November 9, 2008 / 9:49 AM / 11 years ago

Bangladesh says Myanmar vacating disputed sea patch

DHAKA (Reuters) - Bangladesh said on Sunday that Myanmar had started withdrawing oil and gas exploration equipment from disputed waters in the Bay of Bengal.

“By this time they (Myanmar) are leaving our territory, and (we) hope they won’t resume exploration unless both sides finalise the demarcation (of boundary claims) in the Bay of Bengal,” Foreign Adviser (minister) Iftekhar Ahmed Chowdhury told reporters.

However, official media in Myanmar presented this as a technical move and said the South Korean company undertaking the exploration work had simply moved to another block after a successful seismic survey.

A Bangladeshi diplomatic team returned from Yangon late on Saturday after inconclusive talks with Myanmar on the issue.

“They have started withdrawing ships and other exploration equipment from our waters. We hope the withdrawal will be completed soon,” a Bangladeshi navy official told Reuters.

But Myanmar’s official media said Myanmar had rejected “the mistakenly made demand of Bangladesh”.

The New Light of Myanmar paper reported on Sunday exploration work had moved from Block AD-7 in the Bay of Bengal to another offshore block, A-3.

New Light said South Korea’s Daewoo International Corp had drilled an exploration well down to the targeted depth in Block AD-between Oct. 17 and Nov. 5 and the necessary survey was completed.

“Further tasks would be carried out according to the work programme,” it said.

MILITARY BUILD-UP

Bangladesh and Myanmar have reinforced troops along their common border and put them on high alert since early Saturday.

The Bangladesh Rifles (BDR), a border force, also advised people living close to the border to leave their homes when the situation might warrant.

The border remained tense but there had been no untoward incident, security officials said on Sunday.

“We are on high alert to face any circumstances,” BDR Major Sajjadul Kabir told Reuters in the Cox’s Bazar frontier district.

Bangladesh and Myanmar share a 320 km (200 mile) border, partly demarcated by the Naf river.

The dispute surfaced after Myanmar started oil and gas exploration early this month in a stretch of the sea both countries claim.

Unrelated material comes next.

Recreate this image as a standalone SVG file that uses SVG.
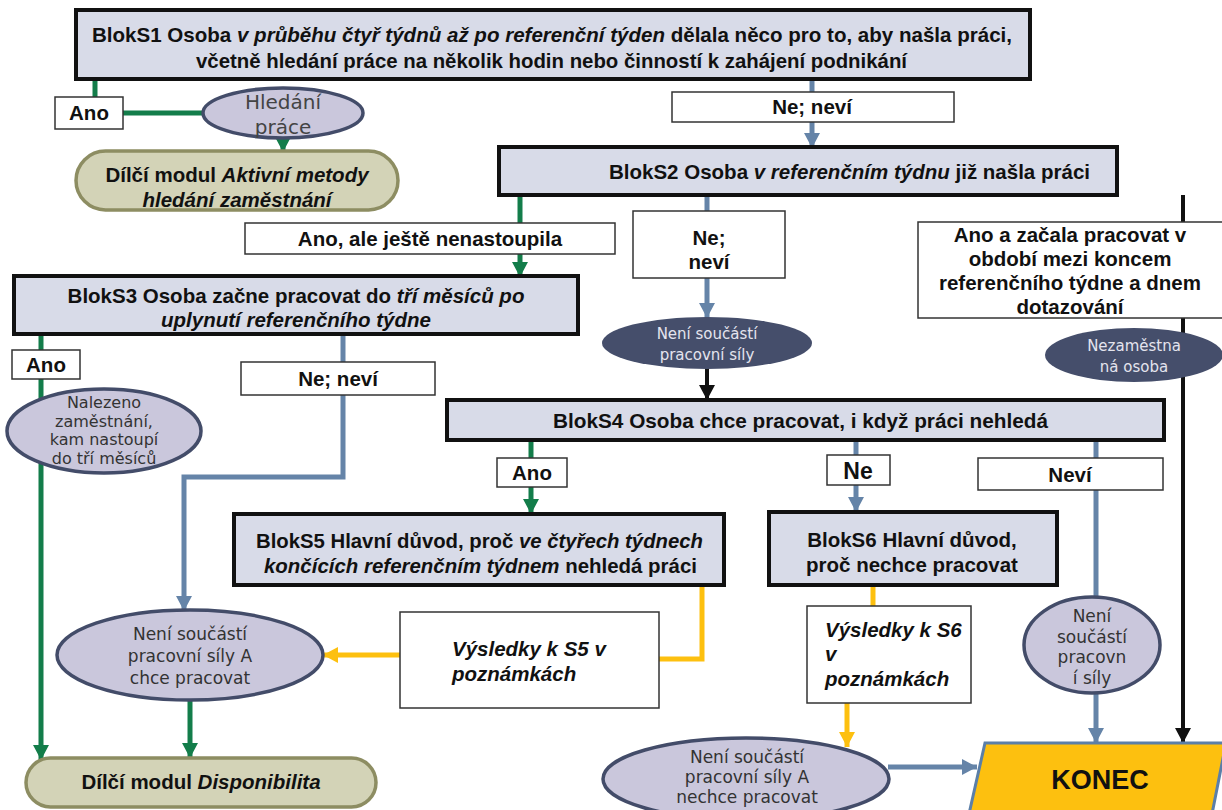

Bangladesh raised the issued with China, a friend of both nations, and also urged Seoul to ask the South Korean-based company hired by Myanmar to stop activities in the disputed waters.

Bangladesh deployed naval ships to the area, and sent the diplomatic team to Yangon seeking to solve the issue through negotiations.

Bangladesh and Myanmar have been holding talks for years to settle their Bay of Bengal claims.

Iftekhar said Bangladesh still hoped for a peaceful resolution of the dispute. Technical delegations from both sides were scheduled to meet in Dhaka on Nov. 16 and 17 to discuss maritime boundary demarcation, officials said.